Mass conversion of archives can be risky. Old XML files may depend on specific schema versions, namespaces, metadata, or external references. Converting them to a new format may accidentally remove meaning or make them harder to verify later.

Before changing archives, define a retention policy, backup plan, validation method, and access strategy. In many cases, it is safer to preserve original XML files and build modern access or search tools around them rather than rewriting the archive itself.

Plan Versioning Before Changing XML Contracts

Changing XML contracts can break integrations. Even small changes may affect partners or internal systems that expect a specific structure.

Safe versioning practices include versioned schemas, backward-compatible changes when possible, temporary support for old and new versions, early communication with partners, clear examples, deprecation timelines, and monitoring of old format usage.

This is not just a technical concern. XML modernization often requires integration governance. Partners need time to adapt, test, and approve changes. Internal teams need clear rules about when old formats will be retired.

A versioning plan prevents modernization from becoming a surprise breaking change.

Train the Team on Both Legacy and Modern Formats

Modernization is easier when the team understands both the old system and the new target architecture. Developers do not need to love XML, but they should know how to read schemas, understand namespaces, inspect XML payloads, and troubleshoot parser or validation errors.

At the same time, the team should understand modern API design, JSON structures, secure parsing practices, documentation standards, and testing methods.

Knowledge transfer matters because legacy systems often fail when only one or two people understand them. Training reduces dependency on individual experts and helps new developers work safely with old integrations.

Common Mistakes to Avoid

Rewriting Everything at Once

A big-bang migration is risky because it changes too many things at the same time. If something breaks, it becomes difficult to identify the cause. Gradual migration is usually safer.

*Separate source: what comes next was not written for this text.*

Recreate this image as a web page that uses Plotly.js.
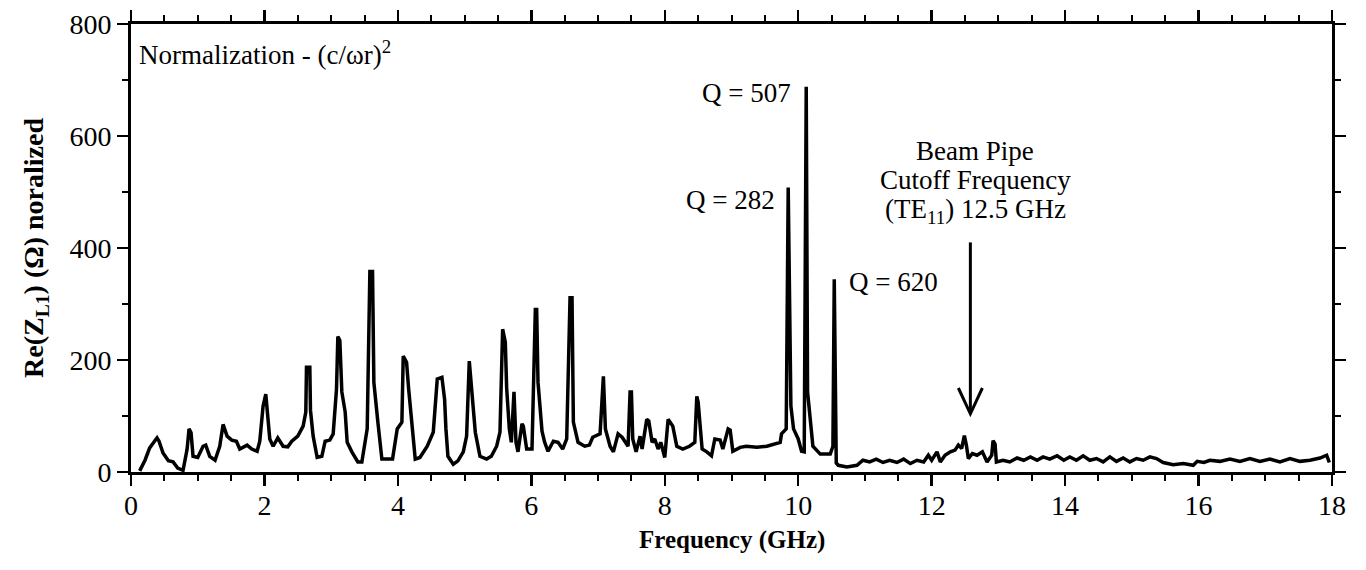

Ignoring Partner Dependencies

Legacy XML often exists because external systems require it. An internal decision to stop using XML does not automatically change what partners can send or receive.

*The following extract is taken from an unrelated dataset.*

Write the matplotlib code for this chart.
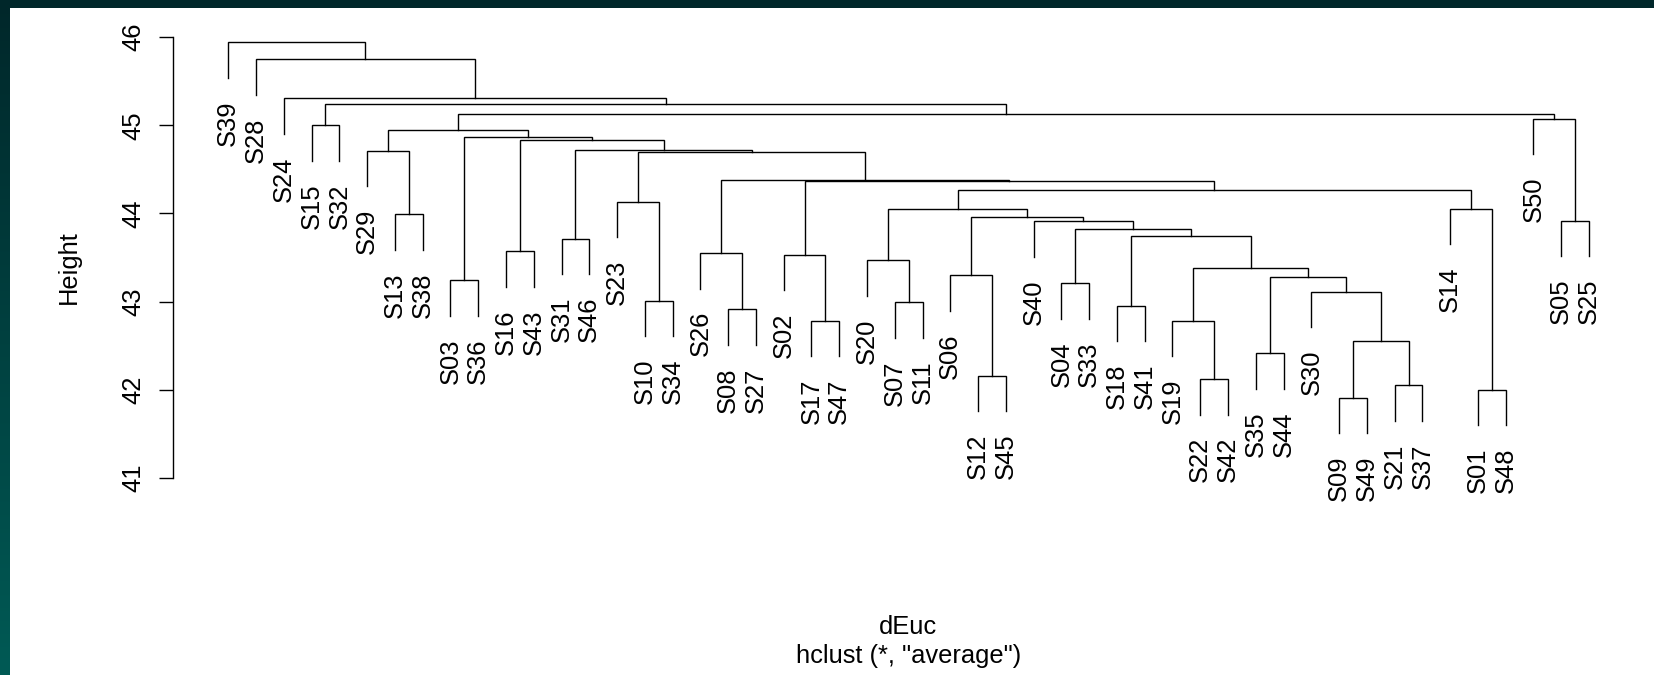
import numpy as np
import matplotlib
matplotlib.use("Agg")
import matplotlib.pyplot as plt

# ---- data: leaf order and merge table (R hclust style) ----
labels = ["S39", "S28", "S24", "S15", "S32", "S29", "S13", "S38", "S03", "S36",
          "S16", "S43", "S31", "S46", "S23", "S10", "S34", "S26", "S08", "S27",
          "S02", "S17", "S47", "S20", "S07", "S11", "S06", "S12", "S45", "S40",
          "S04", "S33", "S18", "S41", "S19", "S22", "S42", "S35", "S44", "S30",
          "S09", "S49", "S21", "S37", "S14", "S01", "S48", "S50", "S05", "S25"]

# children: leaf name (str) or index of an earlier merge (int)
merge_a = ["S09", "S01", "S21", "S22", "S12", "S35", 0, "S17", "S19", "S08",
           "S18", "S07", "S10", "S30", "S04", "S03", 5, "S06", 8, "S20",
           "S02", "S26", "S16", "S31", 10, 14, "S40", "S05", 17, "S13",
           19, "S14", "S23", 30, 20, 21, 32, "S29", 23, 22,
           15, 37, "S15", "S50", 41, 42, "S24", "S28", "S39"]
merge_b = ["S49", "S48", "S37", "S42", "S45", "S44", 2, "S47", 3, "S27",
           "S41", "S11", "S34", 6, "S33", "S36", 13, 4, 16, 11,
           7, 9, "S43", "S46", 18, 24, 25, "S25", 26, "S38",
           28, 1, 12, 31, 33, 34, 35, 29, 36, 38,
           39, 40, "S32", 27, 43, 44, 45, 46, 47]
merge_h = [41.91, 42.00, 42.05, 42.12, 42.16, 42.41, 42.55, 42.78, 42.78, 42.91,
           42.95, 42.99, 43.01, 43.11, 43.205, 43.24, 43.277, 43.30, 43.38, 43.47,
           43.53, 43.55, 43.57, 43.71, 43.745, 43.82, 43.913, 43.917, 43.955, 43.99,
           44.053, 44.053, 44.13, 44.27, 44.368, 44.383, 44.693, 44.71, 44.716, 44.83,
           44.87, 44.944, 45.00, 45.072, 45.13, 45.247, 45.307, 45.747, 45.944]

yticks = [41, 42, 43, 44, 45, 46]

W, H = 1654, 675
fig = plt.figure(figsize=(W / 100, H / 100), dpi=100)
fig.patch.set_facecolor("white")

# dark teal frame (top strip + left gradient strip)
grad = np.linspace(0, 1, 256)[:, None]
c_top = np.array([0, 39, 42]) / 255.0
c_bot = np.array([0, 90, 85]) / 255.0
img = c_top[None, None, :] * (1 - grad[..., None]) + c_bot[None, None, :] * grad[..., None]
axl = fig.add_axes([0, 0, 10 / W, 1])
axl.imshow(img, aspect="auto", extent=[0, 1, 0, 1])
axl.set_axis_off()
fig.patches.append(plt.Rectangle((0, 1 - 8 / H), 1, 8 / H, transform=fig.transFigure,
                                 facecolor="#00272A", edgecolor="none", zorder=5))

# main axes placed in pixels
spine_px = 173.3
leaf1_px = 228.3
spacing = 27.77
y46_px, unit_px = 37.2, 88.1
x0 = 1 - (leaf1_px - spine_px) / spacing
x1 = 1 + (W - leaf1_px) / spacing
top = 1 - y46_px / H
bottom = 1 - (y46_px + 5 * unit_px) / H
ax = fig.add_axes([spine_px / W, bottom, 1 - spine_px / W, top - bottom])
ax.set_xlim(x0, x1)
ax.set_ylim(41, 46)
ax.patch.set_alpha(0)

leaf_x = {name: i + 1 for i, name in enumerate(labels)}
hang = 0.1 * (max(merge_h) - min(merge_h))
node_x = []
leaf_parent_h = {}

def child_pos(c, h):
    if isinstance(c, str):
        leaf_parent_h[c] = h
        return leaf_x[c], h - hang
    return node_x[c], merge_h[c]

for a, b, h in zip(merge_a, merge_b, merge_h):
    xa, ya = child_pos(a, h)
    xb, yb = child_pos(b, h)
    ax.plot([xa, xa, xb, xb], [ya, h, h, yb], color="black", lw=1.0,
            solid_joinstyle="miter", clip_on=False)
    node_x.append((xa + xb) / 2)

gap = 22.5 / unit_px
for name in labels:
    y_end = leaf_parent_h[name] - hang
    ax.text(leaf_x[name], y_end - gap, name, rotation=90, rotation_mode="anchor",
            ha="right", va="center", fontsize=18.4, family="Liberation Sans",
            color="black", clip_on=False)

for s in ["top", "right", "bottom"]:
    ax.spines[s].set_visible(False)
ax.spines["left"].set_linewidth(1.0)
ax.set_xticks([])
ax.set_yticks(yticks)
ax.set_yticklabels([str(t) for t in yticks])
ax.tick_params(axis="y", length=10.0, width=1.0, pad=19, labelsize=18.4)
for lab in ax.get_yticklabels():
    lab.set_rotation(90)
    lab.set_family("Liberation Sans")
    lab.set_ha("center")
    lab.set_va("center")
    lab.set_rotation_mode("anchor")

fig.text(69 / W, 1 - 267.5 / H, "Height", rotation=90, ha="center", va="center",
         fontsize=18.4, family="Liberation Sans")
fig.text(907.5 / W, 1 - 634.5 / H, "dEuc", ha="center", va="baseline",
         fontsize=18.4, family="Liberation Sans")
fig.text(908.3 / W, 1 - 663.0 / H, 'hclust (*, "average")', ha="center", va="baseline",
         fontsize=18.4, family="Liberation Sans")

fig.savefig("out.png", dpi=100, facecolor="white")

Treating XML as the Only Problem

Sometimes the real issue is old architecture, weak documentation, poor monitoring, or outdated libraries. Removing XML will not automatically fix those problems.

Migrating Without Test Fixtures

Without real XML examples, the team cannot confidently test edge cases. Good fixtures are essential for safe transformation and regression testing.

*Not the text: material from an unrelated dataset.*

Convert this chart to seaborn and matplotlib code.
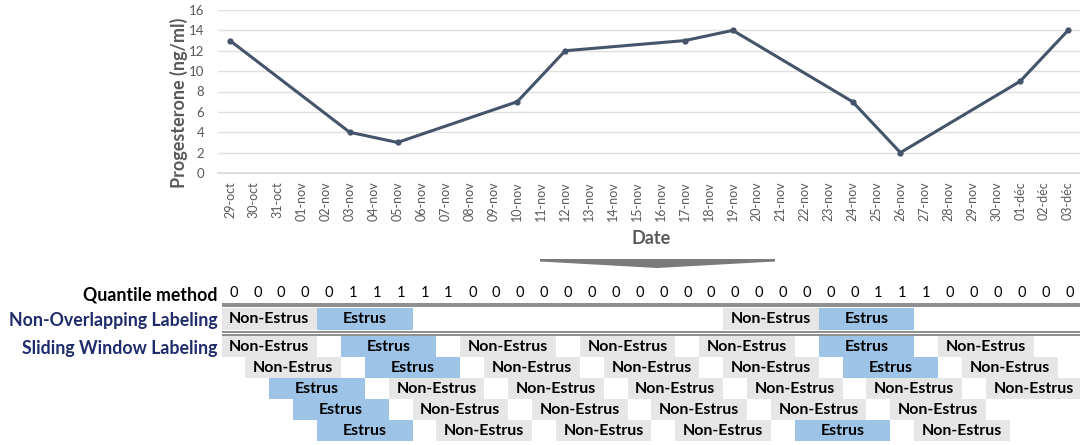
import numpy as np
import pandas as pd
import matplotlib
matplotlib.use("Agg")
import matplotlib.pyplot as plt
import seaborn as sns
from matplotlib.patches import Polygon

# Dates on the x axis
dates = ["29-oct", "30-oct", "31-oct", "01-nov", "02-nov", "03-nov", "04-nov", "05-nov",
         "06-nov", "07-nov", "08-nov", "09-nov", "10-nov", "11-nov", "12-nov", "13-nov",
         "14-nov", "15-nov", "16-nov", "17-nov", "18-nov", "19-nov", "20-nov", "21-nov",
         "22-nov", "23-nov", "24-nov", "25-nov", "26-nov", "27-nov", "28-nov", "29-nov",
         "30-nov", "01-déc", "02-déc", "03-déc"]

# Progesterone measurements
measured_dates = ["29-oct", "03-nov", "05-nov", "10-nov", "12-nov", "17-nov",
                  "19-nov", "24-nov", "26-nov", "01-déc", "03-déc"]
progesterone = [13, 4, 3, 7, 12, 13, 14, 7, 2, 9, 14]

# Quantile method labels (one per date)
quantile = [0, 0, 0, 0, 0, 1, 1, 1, 1, 1,
            0, 0, 0, 0, 0, 0, 0, 0, 0, 0,
            0, 0, 0, 0, 0, 0, 0, 1, 1, 1,
            0, 0, 0, 0, 0, 0]

window = 4

# Non-overlapping windows
non_overlap_start = [0, 4, 21, 25]
non_overlap_label = ["Non-Estrus", "Estrus", "Non-Estrus", "Estrus"]

# Sliding windows (row, start, label)
sliding_row = [0] * 7 + [1] * 7 + [2] * 7 + [3] * 6 + [4] * 6
sliding_start = [0, 5, 10, 15, 20, 25, 30,
                 1, 6, 11, 16, 21, 26, 31,
                 2, 7, 12, 17, 22, 27, 32,
                 3, 8, 13, 18, 23, 28,
                 4, 9, 14, 19, 24, 29]
sliding_label = ["Non-Estrus", "Estrus", "Non-Estrus", "Non-Estrus", "Non-Estrus", "Estrus", "Non-Estrus",
                 "Non-Estrus", "Estrus", "Non-Estrus", "Non-Estrus", "Non-Estrus", "Estrus", "Non-Estrus",
                 "Estrus", "Non-Estrus", "Non-Estrus", "Non-Estrus", "Non-Estrus", "Non-Estrus", "Non-Estrus",
                 "Estrus", "Non-Estrus", "Non-Estrus", "Non-Estrus", "Non-Estrus", "Non-Estrus",
                 "Estrus", "Non-Estrus", "Non-Estrus", "Non-Estrus", "Estrus", "Non-Estrus"]

colors = {"Estrus": "#9dc3e6", "Non-Estrus": "#e7e6e6"}
navy = "#1f2c6b"
grey_txt = "#595959"

sns.set_theme(style="white")
plt.rcParams["font.family"] = ["Lato", "DejaVu Sans"]

W, H = 1080, 445
fig = plt.figure(figsize=(W / 100, H / 100), dpi=100)

# ---- top: progesterone line chart ----
ax = fig.add_axes([218 / W, 1 - 173 / H, 862 / W, 163 / H])
df = pd.DataFrame({"date": measured_dates, "value": progesterone})
df["pos"] = [dates.index(d) for d in df["date"]]
sns.lineplot(data=df, x="pos", y="value", ax=ax, color="#44546a", lw=2.2,
             marker="o", markersize=4.5, markeredgecolor="#44546a", markeredgewidth=0)
ax.set_xlim(-0.5, 35.42)
ax.set_ylim(0, 16)
ax.set_yticks(range(0, 17, 2))
ax.set_xticks(np.arange(len(dates)))
ax.set_xticklabels(dates, rotation=90)
ax.set_xticks(np.arange(-0.5, len(dates), 1), minor=True)
ax.tick_params(axis="x", which="major", length=0, pad=6, labelsize=9, labelcolor=grey_txt)
ax.tick_params(axis="x", which="minor", length=6, width=1, color="#d9d9d9")
ax.tick_params(axis="y", length=0, pad=10, labelsize=9.5, labelcolor=grey_txt)
ax.grid(axis="y", color="#e0e0e0", lw=1)
for s in ["top", "right", "left"]:
    ax.spines[s].set_visible(False)
ax.spines["bottom"].set_color("#d9d9d9")
ax.set_ylabel("Progesterone (ng/ml)", fontsize=13, fontweight="bold", color=grey_txt)
ax.yaxis.set_label_coords(-0.045, 0.43)
ax.yaxis.label.set_va("center")
ax.set_xlabel("Date", fontsize=13, fontweight="bold", color=grey_txt)
ax.xaxis.set_label_coords(0.503, -0.40)
ax.xaxis.label.set_va("center")

# chevron arrow
pts = [(540, 259), (775, 259), (775, 261.5), (657, 268), (540, 261.5)]
fig.patches.append(Polygon([(x / W, 1 - y / H) for x, y in pts], closed=True,
                           transform=fig.transFigure, color="#7a7a7a", lw=0))

# ---- bottom: labeling table ----
tx = fig.add_axes([221.5 / W, 0, 858.5 / W, 165 / H])
tx.set_xlim(-0.5, 35.44)
tx.set_ylim(4.67, -3.19)
for s in tx.spines.values():
    s.set_visible(False)
tx.set_xticks([])
q_y, no_y = -2.57, -1.33
tx.set_yticks([q_y, no_y, 0])
tx.set_yticklabels(["Quantile method", "Non-Overlapping Labeling", "Sliding Window Labeling"])
tx.tick_params(axis="y", length=0, pad=3, labelsize=12.8)
for lab, c in zip(tx.get_yticklabels(), ["black", navy, navy]):
    lab.set_color(c)
    lab.set_fontweight("bold")

for k, q in enumerate(quantile):
    tx.text(k, q_y, str(q), ha="center", va="center", fontsize=10.5, color="black")

tx.hlines([-2.07, -1.95, -0.71, -0.57], -0.5, 35.5, color="#6d6d6d", lw=1.1)

for st, lab in zip(non_overlap_start, non_overlap_label):
    tx.barh(no_y, window, left=st - 0.5, height=1.03, color=colors[lab], lw=0)
    tx.text(st + (window - 1) / 2, no_y, lab, ha="center", va="center",
            fontsize=11.5, fontweight="bold", color="black")

for r, st, lab in zip(sliding_row, sliding_start, sliding_label):
    tx.barh(r, window, left=st - 0.5, height=1.0, color=colors[lab], lw=0)
    tx.text(st + (window - 1) / 2, r, lab, ha="center", va="center",
            fontsize=11.5, fontweight="bold", color="black")

fig.savefig("out.png", dpi=100)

Breaking Historical Records

Archived XML files may have legal, compliance, or audit value. Do not convert or delete them without a clear policy and verified backup.

Final Thoughts: Modernization Should Reduce Risk, Not Create It

XML in legacy systems does not always need to be removed completely. In many cases, the safest approach is to isolate XML at the system boundary, secure the existing pipeline, document the rules, and introduce adapter layers that allow modern services to work with cleaner internal data models.

Modernization should be gradual, tested, and based on real dependencies. Teams should audit XML usage, separate format problems from system problems, improve parser security, document schemas, protect archives, plan versioning, and run old and new pipelines in parallel before full migration.

The goal is not to replace XML for the sake of replacing XML. The goal is to reduce maintenance risk, improve security, support modern integrations, and keep critical business processes working while the system evolves.